- Job -
From the first line of the data below through the line holding "fill=False, edgecolor='#a6a6a6', linewidth=1.2))", output each line exactly and leave the pictures out.

- Information shown -
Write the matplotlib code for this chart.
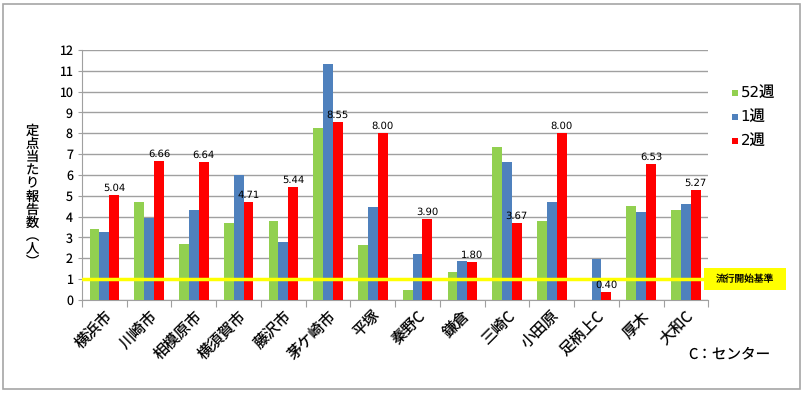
import matplotlib.pyplot as plt
import matplotlib.patches as patches
import numpy as np

plt.rcParams['font.family'] = ['Noto Sans CJK JP', 'DejaVu Sans']
plt.rcParams['text.hinting_factor'] = 1
plt.rcParams['text.hinting'] = 'no_hinting'

# Data
areas = ['横浜市', '川崎市', '相模原市', '横須賀市', '藤沢市', '茅ケ崎市', '平塚',
         '秦野C', '鎌倉', '三崎C', '小田原', '足柄上C', '厚木', '大和C']
week52 = [3.40, 4.70, 2.70, 3.70, 3.80, 8.25, 2.62, 0.48, 1.35, 7.33, 3.77, 0.0, 4.52, 4.30]
week1 = [3.27, 3.95, 4.33, 6.00, 2.78, 11.33, 4.44, 2.18, 1.86, 6.64, 4.69, 1.95, 4.22, 4.60]
week2 = [5.04, 6.66, 6.64, 4.71, 5.44, 8.55, 8.00, 3.90, 1.80, 3.67, 8.00, 0.40, 6.53, 5.27]
series_names = ['52週', '1週', '2週']
colors = ['#92D050', '#4F81BD', '#FF0000']
threshold = 1.0

fig = plt.figure(figsize=(8.04, 3.93), dpi=100)
ax = fig.add_axes([0.102, 0.237, 0.779, 0.636])

# outer border
fig.patches.append(patches.Rectangle((0.004, 0.01), 0.991, 0.98, transform=fig.transFigure,
                                     fill=False, edgecolor='#a6a6a6', linewidth=1.2))

x = np.arange(len(areas))
w = 0.22
for i, vals in enumerate([week52, week1, week2]):
    ax.bar(x + (i - 1) * w, vals, w, color=colors[i], zorder=3)

for xi, v in zip(x, week2):
    ax.text(xi + w, v + 0.1, f'{v:.2f}', ha='center', va='bottom', fontsize=7.5,
            family='DejaVu Sans', zorder=5)

ax.set_xlim(-0.5, len(areas) - 0.5)
ax.set_ylim(0, 12)
ax.set_yticks(range(0, 13))
ax.yaxis.grid(True, color='#a0a0a0', linewidth=1, zorder=0)
ax.tick_params(axis='y', labelsize=9, length=3, color='#a0a0a0')

# x ticks between categories
ax.set_xticks(np.arange(-0.5, len(areas)), minor=False)
ax.set_xticklabels([])
ax.tick_params(axis='x', length=5, color='#a0a0a0')
ax.set_xticks(x, minor=True)
ax.set_xticklabels(areas, minor=True, rotation=45, ha='right', rotation_mode='anchor',
                   fontsize=11)
ax.tick_params(axis='x', which='minor', length=0, pad=6)

for s in ['top', 'right']:
    ax.spines[s].set_visible(False)
for s in ['left', 'bottom']:
    ax.spines[s].set_color('#a0a0a0')

# threshold line and label box
ax.axhline(threshold, color='#FFFF00', linewidth=2.5, zorder=4)
fig.patches.append(patches.Rectangle((0.8756, 0.262), 0.102, 0.056, transform=fig.transFigure,
                                     facecolor='#FFFF00', edgecolor='none'))
fig.text(0.9266, 0.29, '流行開始基準', ha='center', va='center', fontsize=7)

# y label, stacked vertical
fig.text(0.04, 0.50, '\n'.join('定点当たり報告数︵人︶'), ha='center', va='center',
         fontsize=9.5, linespacing=0.93)

# legend
for i, name in enumerate(series_names):
    yy = 0.763 - i * 0.061
    fig.patches.append(patches.Rectangle((0.911, yy - 0.008), 0.007, 0.015,
                                         transform=fig.transFigure, facecolor=colors[i],
                                         edgecolor='none'))
    fig.text(0.921, yy, name, ha='left', va='center', fontsize=11,
             family=['DejaVu Sans', 'Noto Sans CJK JP'])

fig.text(0.856, 0.088, 'C：センター', fontsize=10.5)

plt.savefig('out.png', dpi=100)
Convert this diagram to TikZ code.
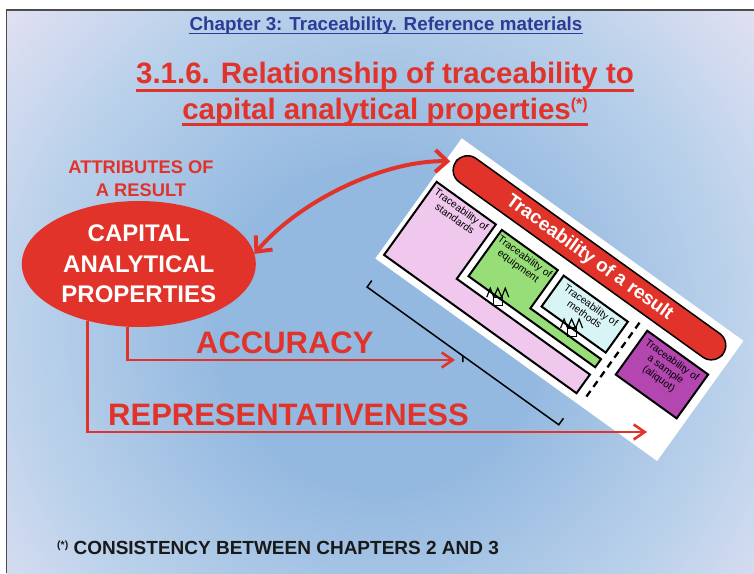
\documentclass[tikz,border=0pt]{standalone}
\usepackage{fontspec}
\setmainfont{Liberation Sans}
\usetikzlibrary{arrows.meta, shapes.geometric}

\definecolor{slideblue}{HTML}{94B9E0}
\definecolor{slidemid}{HTML}{BCD2EB}
\definecolor{slideedge}{HTML}{E6E2F3}
\definecolor{slidecorner}{HTML}{F3E9F7}
\definecolor{chapblue}{HTML}{2E3A96}
\definecolor{tred}{HTML}{E1332A}
\definecolor{stdpink}{HTML}{F0C8EE}
\definecolor{eqgreen}{HTML}{98DE78}
\definecolor{methcyan}{HTML}{D8F4F4}
\definecolor{smpurple}{HTML}{B446B0}

\pgfdeclareradialshading{slidebg}{\pgfpoint{0bp}{0bp}}{color(0bp)=(slideblue); color(11bp)=(slideblue); color(24bp)=(slidemid); color(34bp)=(slideedge); color(75bp)=(slidecorner)}

\tikzset{
  linkmark/.pic={
    \draw[line width=1.2pt] (-11,0) -- (-7.5,-9) -- (-4,0) -- (0,-9) -- (4,0) -- (7.5,-9) -- (11,0);
    \draw[line width=1.2pt] (-4.5,0) rectangle (4.5,8.5);
  }
}

\begin{document}
\begin{tikzpicture}[x=1pt, y=-1pt,
  chaptext/.style={font={\bfseries\fontsize{18.8}{22}\selectfont}, text=chapblue, inner sep=0pt},
  titletext/.style={font={\bfseries\fontsize{29.5}{34}\selectfont}, text=tred, inner sep=0pt},
  attrtext/.style={font={\bfseries\fontsize{18.3}{22.7}\selectfont}, text=tred, align=center, inner sep=0pt},
  capell/.style={ellipse, fill=tred, minimum width=234pt, minimum height=126pt, inner sep=0pt,
    text=white, align=center, font={\bfseries\fontsize{24}{30.5}\selectfont}},
  bigword/.style={font={\bfseries\fontsize{31}{36}\selectfont}, text=tred, inner sep=0pt},
  foottext/.style={font={\bfseries\fontsize{19}{22}\selectfont}, text=black!90, inner sep=0pt},
  redline/.style={draw=tred, line width=2.6pt, arrows={-Straight Barb[length=11pt,width=15pt]}},
  curvearrow/.style={draw=tred, line width=4pt,
    arrows={Straight Barb[length=12pt,width=22pt]-Straight Barb[length=12pt,width=22pt]}},
  boxline/.style={draw=black, line width=2pt, line join=miter},
  pill/.style={draw=black, line width=1.5pt, fill=tred, rounded corners=14.5pt, minimum width=329pt,
    minimum height=29pt, inner sep=0pt, text=white, font={\bfseries\fontsize{19}{22}\selectfont}, transform shape},
  boxtext/.style={anchor=north, align=center, inner sep=0pt, text=black,
    font={\fontsize{10.3}{11.3}\selectfont}, transform shape},
  brk/.style={draw=black, line width=1.5pt}
]
\useasboundingbox (0,0) rectangle (754,573);

% slide
\fill[white] (0,0) rectangle (754,573);
\begin{scope}
  \clip (6.5,10) rectangle (754,573);
  \shade[shading=slidebg] (6.5,-45) rectangle (754,700);
\end{scope}
\draw[black!70, line width=1.2pt] (6.5,573) -- (6.5,10) -- (754,10);

% headings
\node[chaptext, anchor=base] (chap) at (386,30.7) {Chapter 3: Traceability. Reference materials};
\draw[chapblue, line width=1.8pt] ([yshift=-2.8pt]chap.base west) -- ([yshift=-2.8pt]chap.base east);
\node[titletext, anchor=base] (tl1) at (385,83.5) {3.1.6. Relationship of traceability to};
\node[titletext, anchor=base] (tl2) at (385,119) {capital analytical properties\raisebox{10pt}{\fontsize{16}{16}\selectfont(*)}};
\draw[tred, line width=3pt] ([yshift=-6.5pt]tl1.base west) -- ([yshift=-6.5pt]tl1.base east);
\draw[tred, line width=3pt] ([yshift=-5.5pt]tl2.base west) -- ([yshift=-5.5pt]tl2.base east);

% tarjeta girada
\begin{scope}[shift={(461.7,138.3)}, rotate=-35.7]
  \fill[white] (0,0) rectangle (347,148);
  \draw[boxline, fill=stdpink] (5,50) -- (78,50) -- (78,117) -- (242,117) -- (242,140) -- (5,140) -- cycle;
  \draw[boxline, fill=eqgreen] (86,51) -- (155,51) -- (155,98) -- (242,98) -- (242,108) -- (86,108) -- cycle;
  \draw[boxline, fill=methcyan] (163,52) rectangle (242,90);
  \draw[boxline, fill=smpurple] (263,48) rectangle (338,102);
  \draw[boxline, line width=2.3pt, dash pattern=on 7pt off 5pt] (252,46) -- (252,140);
  \node[pill] (pill) at (173.5,22.5) {Traceability of a result};
  \node[boxtext] (stdlbl) at (41.5,54) {Traceability of\\standards};
  \node[boxtext] (eqlbl) at (120.5,55) {Traceability of\\equipment};
  \node[boxtext] (methlbl) at (202.5,56) {Traceability of\\methods};
  \node[boxtext] (smplbl) at (300.5,53) {Traceability of\\a sample\\(aliquot)};
  \pic at (122,108) {linkmark};
  \pic at (200,90) {linkmark};
  % corchete
  \draw[brk] (10,168) -- (10,176) -- (246,176) -- (246,168);
  \draw[brk] (128,176) -- (131.5,181);
\end{scope}

% atributos
\node[attrtext, anchor=north] (attr) at (141,160.7) {ATTRIBUTES OF\\A RESULT};
\node[capell] (cap) at (138.8,264) {CAPITAL\\ANALYTICAL\\PROPERTIES};
\node[bigword, anchor=base west] (acc) at (196,353.5) {ACCURACY};
\node[bigword, anchor=base west] (rep) at (108,425) {REPRESENTATIVENESS};
\coordinate (accTip) at (455,360);
\coordinate (repTip) at (647,432);
\draw[redline] (cap.260) |- (accTip);
\draw[redline] (cap.228) |- (repTip);
\draw[curvearrow, shorten >=5pt] (cap.5) .. controls (300,200) and (385,160) .. (pill.west);

% nota
\node[foottext, anchor=base west] (foot) at (57,554) {\raisebox{6pt}{\fontsize{10.5}{11}\selectfont(*)} CONSISTENCY BETWEEN CHAPTERS 2 AND 3};
\end{tikzpicture}
\end{document}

- Full solution -
Write the matplotlib code for this chart.
import matplotlib.pyplot as plt
import matplotlib.patches as patches
import numpy as np

plt.rcParams['font.family'] = ['Noto Sans CJK JP', 'DejaVu Sans']
plt.rcParams['text.hinting_factor'] = 1
plt.rcParams['text.hinting'] = 'no_hinting'

# Data
areas = ['横浜市', '川崎市', '相模原市', '横須賀市', '藤沢市', '茅ケ崎市', '平塚',
         '秦野C', '鎌倉', '三崎C', '小田原', '足柄上C', '厚木', '大和C']
week52 = [3.40, 4.70, 2.70, 3.70, 3.80, 8.25, 2.62, 0.48, 1.35, 7.33, 3.77, 0.0, 4.52, 4.30]
week1 = [3.27, 3.95, 4.33, 6.00, 2.78, 11.33, 4.44, 2.18, 1.86, 6.64, 4.69, 1.95, 4.22, 4.60]
week2 = [5.04, 6.66, 6.64, 4.71, 5.44, 8.55, 8.00, 3.90, 1.80, 3.67, 8.00, 0.40, 6.53, 5.27]
series_names = ['52週', '1週', '2週']
colors = ['#92D050', '#4F81BD', '#FF0000']
threshold = 1.0

fig = plt.figure(figsize=(8.04, 3.93), dpi=100)
ax = fig.add_axes([0.102, 0.237, 0.779, 0.636])

# outer border
fig.patches.append(patches.Rectangle((0.004, 0.01), 0.991, 0.98, transform=fig.transFigure,
                                     fill=False, edgecolor='#a6a6a6', linewidth=1.2))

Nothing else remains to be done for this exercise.